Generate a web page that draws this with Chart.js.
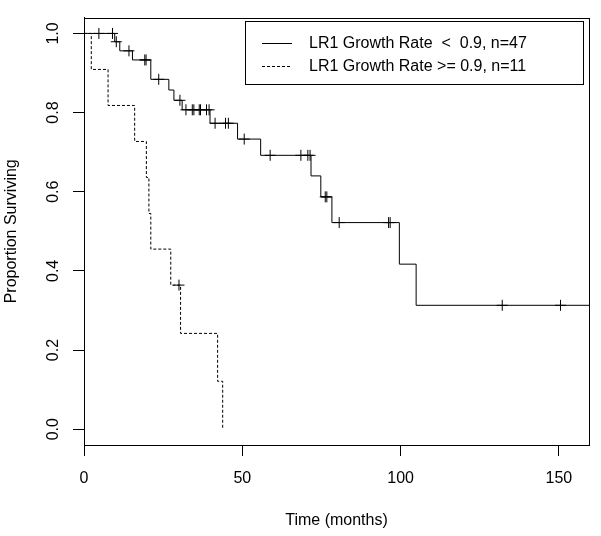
<!DOCTYPE html>
<html>
<head>
<meta charset="utf-8">
<script src="https://cdn.jsdelivr.net/npm/chart.js@4/dist/chart.umd.min.js"></script>
<style>
  html, body { margin: 0; padding: 0; background: #fff; }
  #wrap { width: 601px; height: 536px; }
</style>
</head>
<body>
<div id="wrap"><canvas id="km"></canvas></div>
<script>
// Kaplan-Meier steps (time in months, proportion surviving)
const lowTimes = [0, 9.7, 11.3, 15.3, 21.1, 26.8, 28.4, 31.0, 39.8, 48.5, 55.8, 71.7, 74.8, 78.3, 99.6, 104.9, 159.5];
const lowSurv  = [1, 0.979, 0.956, 0.933, 0.884, 0.857, 0.831, 0.807, 0.773, 0.733, 0.692, 0.640, 0.587, 0.522, 0.417, 0.313, 0.313];

const highTimes = [0, 2.3, 7.6, 16.0, 19.7, 20.5, 21.1, 27.4, 30.5, 42.2, 43.8];
const highSurv  = [1, 0.909, 0.818, 0.727, 0.636, 0.545, 0.455, 0.364, 0.242, 0.121, 0];

// censored observations (tick marks)
const lowCensorTimes = [4.7, 9.0, 10.2, 14.2, 19.2, 19.6, 23.6, 30.3, 32.2, 34.2, 34.7, 36.4, 36.8, 38.7, 39.5,
                        41.4, 44.7, 45.6, 50.6, 58.8, 68.5, 70.7, 71.4, 76.2, 76.7, 80.6, 96.2, 96.7, 132.1, 150.5];
const lowCensorSurv  = [1, 1, 0.979, 0.956, 0.933, 0.933, 0.884, 0.831, 0.807, 0.807, 0.807, 0.807, 0.807, 0.807, 0.807,
                        0.773, 0.773, 0.773, 0.733, 0.692, 0.692, 0.692, 0.692, 0.587, 0.587, 0.522, 0.522, 0.522, 0.313, 0.313];
const highCensorTimes = [30.0];
const highCensorSurv  = [0.364];

const xTicks = [0, 50, 100, 150];
const yTicks = [0, 0.2, 0.4, 0.6, 0.8, 1.0];
const legendLabels = ["LR1 Growth Rate  <  0.9, n=47", "LR1 Growth Rate >= 0.9, n=11"];

const FONT = "'Liberation Sans', Arial, sans-serif";
const pts = (xs, ys) => xs.map((x, i) => ({ x: x, y: ys[i] }));

// box round the plot region + legend inside it
const boxPlugin = {
  id: 'rbox',
  afterDraw(chart) {
    const { ctx, chartArea: a } = chart;
    ctx.save();
    ctx.strokeStyle = '#000';
    ctx.lineWidth = 1;
    ctx.strokeRect(Math.round(a.left) + 0.5, Math.round(a.top) + 0.5,
                   Math.round(a.right - a.left), Math.round(a.bottom - a.top));

    // legend
    const lx = 245.5, ly = 21.5, lw = 338, lh = 63;
    ctx.strokeRect(lx, ly, lw, lh);
    ctx.font = '16px ' + FONT;
    ctx.fillStyle = '#000';
    ctx.textBaseline = 'middle';
    const rows = [43.5, 66.5];
    rows.forEach((ry, i) => {
      ctx.beginPath();
      ctx.setLineDash(i === 0 ? [] : [3, 2]);
      ctx.moveTo(262, ry);
      ctx.lineTo(292, ry);
      ctx.stroke();
      ctx.fillText(legendLabels[i], 309, ry);
    });
    ctx.restore();
  }
};

new Chart(document.getElementById('km'), {
  type: 'scatter',
  data: {
    datasets: [
      { data: pts(lowCensorTimes, lowCensorSurv), pointStyle: 'cross', radius: 5.5, borderColor: '#000', borderWidth: 1, showLine: false },
      { data: pts(highCensorTimes, highCensorSurv), pointStyle: 'cross', radius: 5.5, borderColor: '#000', borderWidth: 1, showLine: false },
      { data: pts(lowTimes, lowSurv), showLine: true, stepped: 'before', borderColor: '#000', borderWidth: 1, pointRadius: 0 },
      { data: pts(highTimes, highSurv), showLine: true, stepped: 'before', borderColor: '#000', borderWidth: 1, borderDash: [3, 2], pointRadius: 0 }
    ]
  },
  options: {
    responsive: true,
    maintainAspectRatio: false,
    animation: false,
    layout: { padding: { top: 6, right: 12, left: 0, bottom: 0 } },
    plugins: { legend: { display: false }, tooltip: { enabled: false } },
    scales: {
      x: {
        type: 'linear', min: 0, max: 159.5,
        afterBuildTicks: s => { s.ticks = xTicks.map(v => ({ value: v })); },
        afterFit: s => { s.height = 91; },
        grid: { drawOnChartArea: false, tickLength: 11, color: '#000' },
        border: { color: '#000' },
        ticks: { font: { family: FONT, size: 16 }, color: '#000', padding: 13, maxRotation: 0,
                 callback: v => String(v) },
        title: { display: true, text: 'Time (months)', font: { family: FONT, size: 16 }, color: '#000',
                 padding: { top: 0, bottom: 6 } }
      },
      y: {
        type: 'linear', min: -0.04, max: 1.04,
        afterBuildTicks: s => { s.ticks = yTicks.map(v => ({ value: v })); },
        afterFit: s => { s.width = 84; },
        grid: { drawOnChartArea: false, tickLength: 11, color: '#000' },
        border: { color: '#000' },
        ticks: { font: { family: FONT, size: 16 }, color: '#000', padding: 8, minRotation: 90, maxRotation: 90,
                 crossAlign: 'center', callback: v => v.toFixed(1) },
        title: { display: true, text: 'Proportion Surviving', font: { family: FONT, size: 16 }, color: '#000',
                 padding: { top: 2, bottom: 0 } }
      }
    }
  },
  plugins: [boxPlugin]
});
</script>
</body>
</html>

[Problem statement]
Extract, word for word, each line from the top of the data down to and including the line with "0.242, 0.121, 0];"; skip the pictures.

[Response]
Generate a web page that draws this with Chart.js.
<!DOCTYPE html>
<html>
<head>
<meta charset="utf-8">
<script src="https://cdn.jsdelivr.net/npm/chart.js@4/dist/chart.umd.min.js"></script>
<style>
  html, body { margin: 0; padding: 0; background: #fff; }
  #wrap { width: 601px; height: 536px; }
</style>
</head>
<body>
<div id="wrap"><canvas id="km"></canvas></div>
<script>
// Kaplan-Meier steps (time in months, proportion surviving)
const lowTimes = [0, 9.7, 11.3, 15.3, 21.1, 26.8, 28.4, 31.0, 39.8, 48.5, 55.8, 71.7, 74.8, 78.3, 99.6, 104.9, 159.5];
const lowSurv  = [1, 0.979, 0.956, 0.933, 0.884, 0.857, 0.831, 0.807, 0.773, 0.733, 0.692, 0.640, 0.587, 0.522, 0.417, 0.313, 0.313];

const highTimes = [0, 2.3, 7.6, 16.0, 19.7, 20.5, 21.1, 27.4, 30.5, 42.2, 43.8];
const highSurv  = [1, 0.909, 0.818, 0.727, 0.636, 0.545, 0.455, 0.364, 0.242, 0.121, 0];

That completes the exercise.